### Written instruction
All of the lines below are to be transcribed faithfully, with pictures excluded from the copy.
• • •
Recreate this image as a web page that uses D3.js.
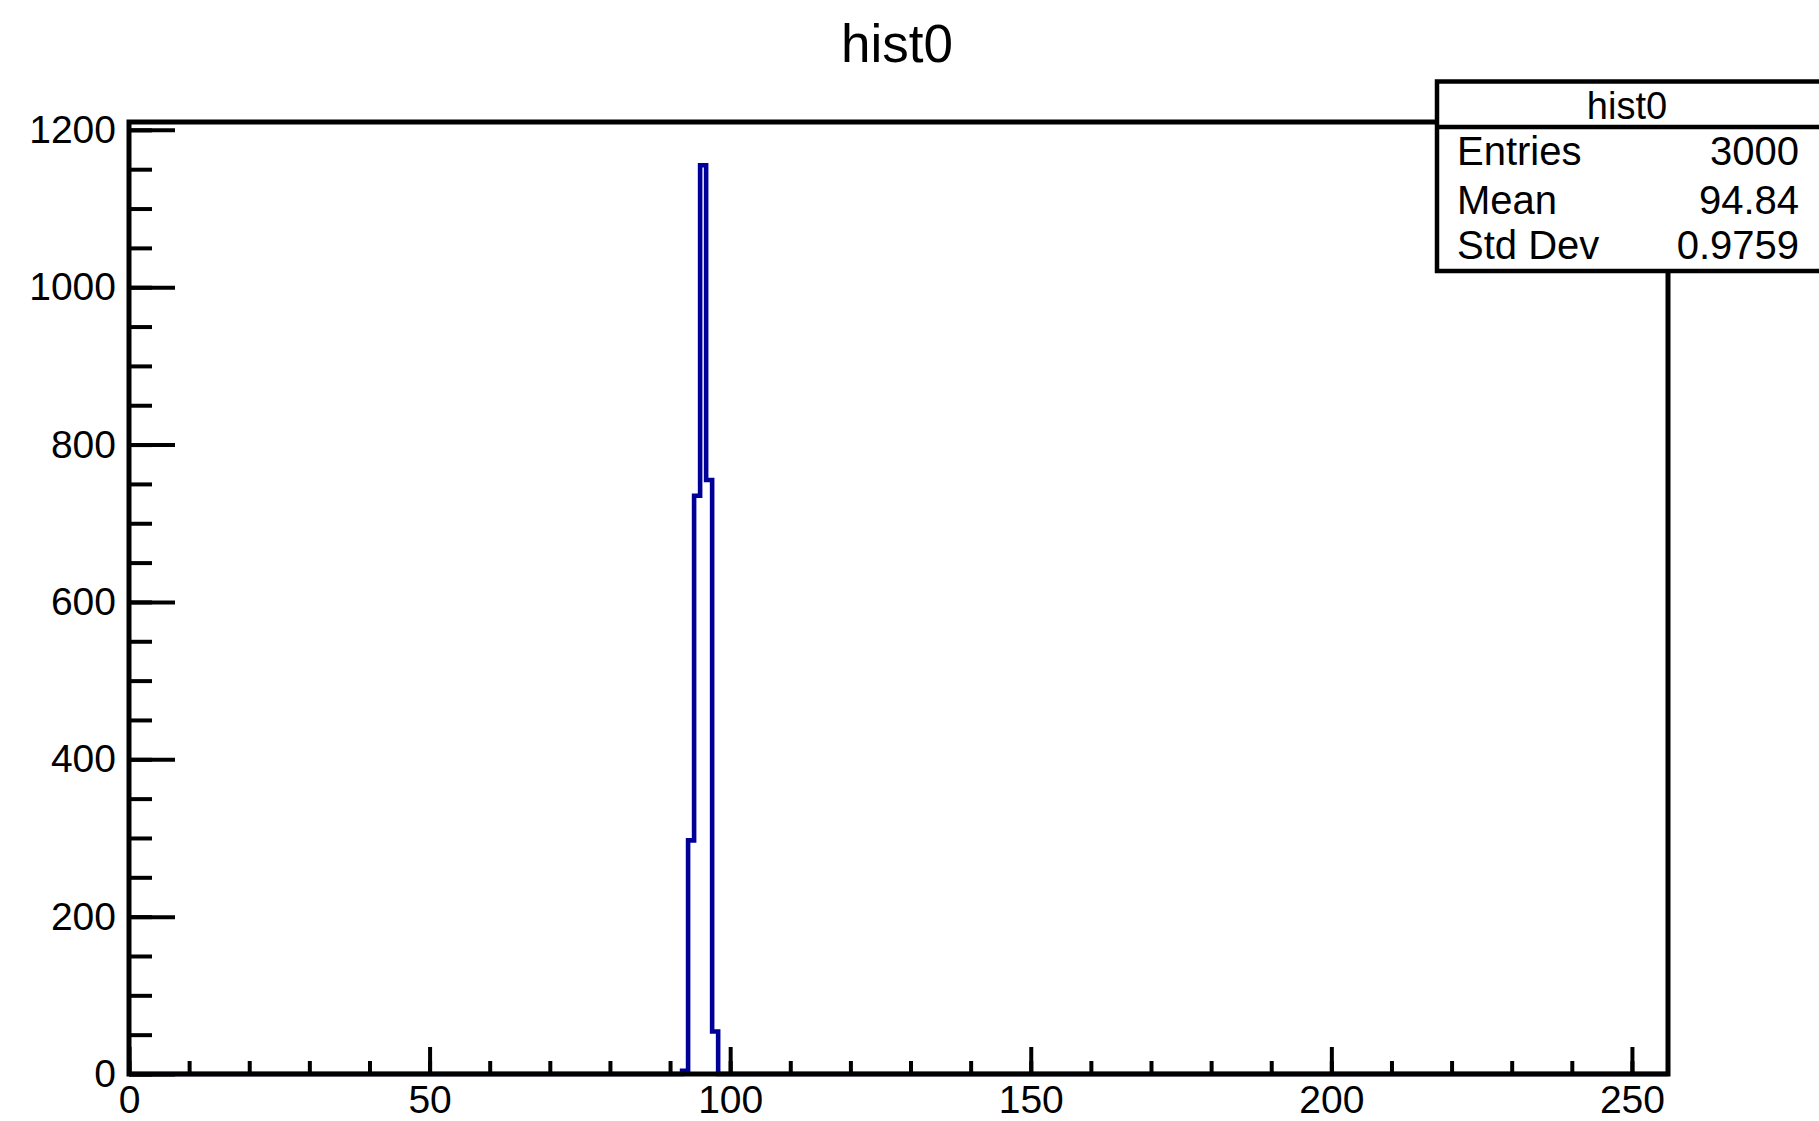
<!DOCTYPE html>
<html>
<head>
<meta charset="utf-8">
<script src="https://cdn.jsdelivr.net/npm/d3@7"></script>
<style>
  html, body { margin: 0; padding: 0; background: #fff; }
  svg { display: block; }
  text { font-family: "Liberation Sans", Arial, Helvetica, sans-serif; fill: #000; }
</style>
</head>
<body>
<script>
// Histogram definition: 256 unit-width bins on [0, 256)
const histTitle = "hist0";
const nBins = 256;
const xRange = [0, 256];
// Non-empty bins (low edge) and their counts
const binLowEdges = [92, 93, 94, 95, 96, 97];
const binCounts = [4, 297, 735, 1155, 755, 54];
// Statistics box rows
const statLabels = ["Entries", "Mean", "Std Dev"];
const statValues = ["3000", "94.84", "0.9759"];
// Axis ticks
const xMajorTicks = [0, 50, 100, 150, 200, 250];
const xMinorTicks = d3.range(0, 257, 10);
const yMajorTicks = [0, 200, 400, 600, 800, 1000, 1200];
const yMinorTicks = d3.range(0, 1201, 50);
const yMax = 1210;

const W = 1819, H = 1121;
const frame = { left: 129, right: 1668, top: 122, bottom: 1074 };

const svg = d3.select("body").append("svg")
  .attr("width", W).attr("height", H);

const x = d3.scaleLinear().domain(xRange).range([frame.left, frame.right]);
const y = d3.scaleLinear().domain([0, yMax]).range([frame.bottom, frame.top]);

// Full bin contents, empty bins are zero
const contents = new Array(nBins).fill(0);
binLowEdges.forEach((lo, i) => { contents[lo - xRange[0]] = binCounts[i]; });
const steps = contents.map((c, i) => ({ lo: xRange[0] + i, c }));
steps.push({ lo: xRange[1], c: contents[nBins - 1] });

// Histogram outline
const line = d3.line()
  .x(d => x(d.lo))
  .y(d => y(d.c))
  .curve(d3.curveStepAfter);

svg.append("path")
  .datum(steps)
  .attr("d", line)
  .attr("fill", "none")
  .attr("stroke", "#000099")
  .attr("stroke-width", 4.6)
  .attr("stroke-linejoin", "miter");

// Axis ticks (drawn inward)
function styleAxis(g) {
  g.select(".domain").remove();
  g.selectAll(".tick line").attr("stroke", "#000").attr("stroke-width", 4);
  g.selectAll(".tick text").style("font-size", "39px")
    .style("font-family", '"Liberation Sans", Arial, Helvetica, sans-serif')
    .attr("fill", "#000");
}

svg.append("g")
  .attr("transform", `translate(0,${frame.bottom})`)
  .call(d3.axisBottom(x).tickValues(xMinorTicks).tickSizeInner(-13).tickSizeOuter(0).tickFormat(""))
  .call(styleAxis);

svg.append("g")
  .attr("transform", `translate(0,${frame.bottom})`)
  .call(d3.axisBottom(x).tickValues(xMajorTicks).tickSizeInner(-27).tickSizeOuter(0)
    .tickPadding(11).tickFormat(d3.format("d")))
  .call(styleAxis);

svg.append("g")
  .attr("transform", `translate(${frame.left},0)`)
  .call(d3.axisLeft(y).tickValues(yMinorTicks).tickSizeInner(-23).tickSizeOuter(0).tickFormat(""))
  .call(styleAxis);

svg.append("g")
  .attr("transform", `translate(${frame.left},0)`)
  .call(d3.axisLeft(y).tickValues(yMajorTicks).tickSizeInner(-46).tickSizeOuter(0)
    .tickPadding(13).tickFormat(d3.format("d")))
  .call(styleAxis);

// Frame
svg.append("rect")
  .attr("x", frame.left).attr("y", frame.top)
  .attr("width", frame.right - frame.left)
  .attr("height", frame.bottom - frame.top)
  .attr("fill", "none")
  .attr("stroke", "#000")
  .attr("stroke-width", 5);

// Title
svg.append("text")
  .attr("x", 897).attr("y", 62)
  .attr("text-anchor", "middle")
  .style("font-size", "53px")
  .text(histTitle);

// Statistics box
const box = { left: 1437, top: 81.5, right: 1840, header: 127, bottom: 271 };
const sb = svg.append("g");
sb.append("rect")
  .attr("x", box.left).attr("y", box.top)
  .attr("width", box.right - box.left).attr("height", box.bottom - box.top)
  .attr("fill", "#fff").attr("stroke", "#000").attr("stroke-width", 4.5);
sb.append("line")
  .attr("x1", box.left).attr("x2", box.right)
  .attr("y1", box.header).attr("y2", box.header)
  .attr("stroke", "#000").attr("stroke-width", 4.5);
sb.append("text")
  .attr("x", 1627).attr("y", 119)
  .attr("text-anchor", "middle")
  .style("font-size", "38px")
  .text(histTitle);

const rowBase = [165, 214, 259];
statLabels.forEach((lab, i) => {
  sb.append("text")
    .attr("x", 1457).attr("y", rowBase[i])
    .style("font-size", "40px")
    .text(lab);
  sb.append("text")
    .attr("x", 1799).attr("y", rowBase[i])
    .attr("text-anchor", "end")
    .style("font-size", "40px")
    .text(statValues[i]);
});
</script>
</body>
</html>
• • •
### Solution
Recreate this image as a web page that uses D3.js.
<!DOCTYPE html>
<html>
<head>
<meta charset="utf-8">
<script src="https://cdn.jsdelivr.net/npm/d3@7"></script>
<style>
  html, body { margin: 0; padding: 0; background: #fff; }
  svg { display: block; }
  text { font-family: "Liberation Sans", Arial, Helvetica, sans-serif; fill: #000; }
</style>
</head>
<body>
<script>
// Histogram definition: 256 unit-width bins on [0, 256)
const histTitle = "hist0";
const nBins = 256;
const xRange = [0, 256];
// Non-empty bins (low edge) and their counts
const binLowEdges = [92, 93, 94, 95, 96, 97];
const binCounts = [4, 297, 735, 1155, 755, 54];
// Statistics box rows
const statLabels = ["Entries", "Mean", "Std Dev"];
const statValues = ["3000", "94.84", "0.9759"];
// Axis ticks
const xMajorTicks = [0, 50, 100, 150, 200, 250];
const xMinorTicks = d3.range(0, 257, 10);
const yMajorTicks = [0, 200, 400, 600, 800, 1000, 1200];
const yMinorTicks = d3.range(0, 1201, 50);
const yMax = 1210;

const W = 1819, H = 1121;
const frame = { left: 129, right: 1668, top: 122, bottom: 1074 };

const svg = d3.select("body").append("svg")
  .attr("width", W).attr("height", H);

const x = d3.scaleLinear().domain(xRange).range([frame.left, frame.right]);
const y = d3.scaleLinear().domain([0, yMax]).range([frame.bottom, frame.top]);

// Full bin contents, empty bins are zero
const contents = new Array(nBins).fill(0);
binLowEdges.forEach((lo, i) => { contents[lo - xRange[0]] = binCounts[i]; });
const steps = contents.map((c, i) => ({ lo: xRange[0] + i, c }));
steps.push({ lo: xRange[1], c: contents[nBins - 1] });

// Histogram outline
const line = d3.line()
  .x(d => x(d.lo))
  .y(d => y(d.c))
  .curve(d3.curveStepAfter);

svg.append("path")
  .datum(steps)
  .attr("d", line)
  .attr("fill", "none")
  .attr("stroke", "#000099")
  .attr("stroke-width", 4.6)
  .attr("stroke-linejoin", "miter");

// Axis ticks (drawn inward)
function styleAxis(g) {
  g.select(".domain").remove();
  g.selectAll(".tick line").attr("stroke", "#000").attr("stroke-width", 4);
  g.selectAll(".tick text").style("font-size", "39px")
    .style("font-family", '"Liberation Sans", Arial, Helvetica, sans-serif')
    .attr("fill", "#000");
}

svg.append("g")
  .attr("transform", `translate(0,${frame.bottom})`)
  .call(d3.axisBottom(x).tickValues(xMinorTicks).tickSizeInner(-13).tickSizeOuter(0).tickFormat(""))
  .call(styleAxis);

svg.append("g")
  .attr("transform", `translate(0,${frame.bottom})`)
  .call(d3.axisBottom(x).tickValues(xMajorTicks).tickSizeInner(-27).tickSizeOuter(0)
    .tickPadding(11).tickFormat(d3.format("d")))
  .call(styleAxis);

svg.append("g")
  .attr("transform", `translate(${frame.left},0)`)
  .call(d3.axisLeft(y).tickValues(yMinorTicks).tickSizeInner(-23).tickSizeOuter(0).tickFormat(""))
  .call(styleAxis);

svg.append("g")
  .attr("transform", `translate(${frame.left},0)`)
  .call(d3.axisLeft(y).tickValues(yMajorTicks).tickSizeInner(-46).tickSizeOuter(0)
    .tickPadding(13).tickFormat(d3.format("d")))
  .call(styleAxis);

// Frame
svg.append("rect")
  .attr("x", frame.left).attr("y", frame.top)
  .attr("width", frame.right - frame.left)
  .attr("height", frame.bottom - frame.top)
  .attr("fill", "none")
  .attr("stroke", "#000")
  .attr("stroke-width", 5);

// Title
svg.append("text")
  .attr("x", 897).attr("y", 62)
  .attr("text-anchor", "middle")
  .style("font-size", "53px")
  .text(histTitle);

// Statistics box
const box = { left: 1437, top: 81.5, right: 1840, header: 127, bottom: 271 };
const sb = svg.append("g");
sb.append("rect")
  .attr("x", box.left).attr("y", box.top)
  .attr("width", box.right - box.left).attr("height", box.bottom - box.top)
  .attr("fill", "#fff").attr("stroke", "#000").attr("stroke-width", 4.5);
sb.append("line")
  .attr("x1", box.left).attr("x2", box.right)
  .attr("y1", box.header).attr("y2", box.header)
  .attr("stroke", "#000").attr("stroke-width", 4.5);
sb.append("text")
  .attr("x", 1627).attr("y", 119)
  .attr("text-anchor", "middle")
  .style("font-size", "38px")
  .text(histTitle);

const rowBase = [165, 214, 259];
statLabels.forEach((lab, i) => {
  sb.append("text")
    .attr("x", 1457).attr("y", rowBase[i])
    .style("font-size", "40px")
    .text(lab);
  sb.append("text")
    .attr("x", 1799).attr("y", rowBase[i])
    .attr("text-anchor", "end")
    .style("font-size", "40px")
    .text(statValues[i]);
});
</script>
</body>
</html>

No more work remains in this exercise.